L’Union européenne se dirige vers un « plan Marshall européen » par le biais du Mécanisme européen de stabilité (MES), doté de 410 milliards d’euros disponibles, un FMI européen qui emprunte l’essentiel de ses ressources avec la garantie des États, ce qui est une forme de mutualisation. Une ligne de crédit de 240 milliards d’euros pourrait être ouverte à certains pays. La Banque européenne d’investissement (BEI) pourrait donner sa garantie pour financer 200 milliards d’euros d’investissements des PME. 100 milliards de la Commission pourraient aider à financer le chômage partiel. Reste à en fixer les conditions, ce qui ne réjouit pas l’Italie.
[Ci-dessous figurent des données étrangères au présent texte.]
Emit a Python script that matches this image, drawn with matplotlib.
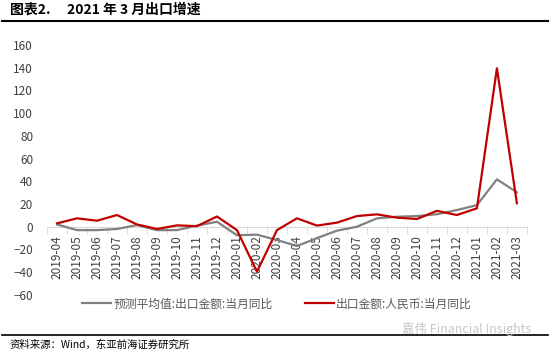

Si l’on additionne les mesures au plan national et les 870 milliards d’euros de rachats de titres par la BCE, cela représente plusieurs milliards d’euros. L’Union européenne et les nations européennes font tapis, comme les États-Unis.
Avec un endettement actuel de 135 % du PIB, le risque de voir Rome faire défaut est dans toutes les têtes. Les « corona bonds » sont refusés à juste titre par l’Allemagne et l’Europe du Nord, sous peine de voir s’enclencher la démagogie de l’endettement irresponsable sans fin, avec la mutualisation des dettes et la faillite de l’Allemagne à la clé. En 2010-2012, le taux italien avait bondi jusqu’à 7 %. Il est actuellement de 1,52 % contre -0,48 % pour le Bund allemand à 10 ans.
Alors que Janet Yellen avait osé dire que regarder diminuer l’encours des titres du QE américain « sera[it] aussi ennuyeux que de regarder de la peinture sécher », l’encours de la Fed augmente à la verticale et atteint déjà 5.500 milliards de dollars ! Il y a pénurie d’or aux États-Unis et en France avec des primes stratosphériques, 1 vendeur pour 99 acheteurs, et certains analystes évoquent un cours de 2.500 euros l’once pour le troisième trimestre 2020.
Il est probable que les Bourses vont s’orienter vers « une deuxième jambe de baisse », une rechute qui pourrait se rapprocher, en France, des 3.000 points, les marchés n’étant pas rassurés. La reprise ne sera pas en V mais en U, s’il n’y a pas d’explosion en L du système, ce qui est probable, tant les moyens investis sont colossaux partout dans le monde. La Chine repart, mais tout comme pour le prix du pétrole, des doutes sont permis, avec une croissance nulle, selon la Banque mondiale, dans le scénario le plus noir. L’effondrement économique est mondial, systémique, Afrique et pays émergents inclus.
Les fondations du système financier se fissurent dangereusement. L’explosion finale, nonobstant l’Italie, ne sera probablement pas pour 2020, mais tous les pays du monde seront, d’ici la fin de l’année, le dos au mur après avoir tout mis sur la table, avec un hyperendettement monstrueux et des banques centrales bourrées de créances irrécouvrables. Si une dépression s’installe en 2021, une explosion générale du Système, avec une montée lente de l’inflation jusqu’à une hyperinflation généralisée et incontrôlable, est alors fort possible, car la marche arrière, après la fuite en avant, comme on le voit actuellement avec la Fed, le Japon et la BCE, ne peut d’ores et déjà plus être enclenchée.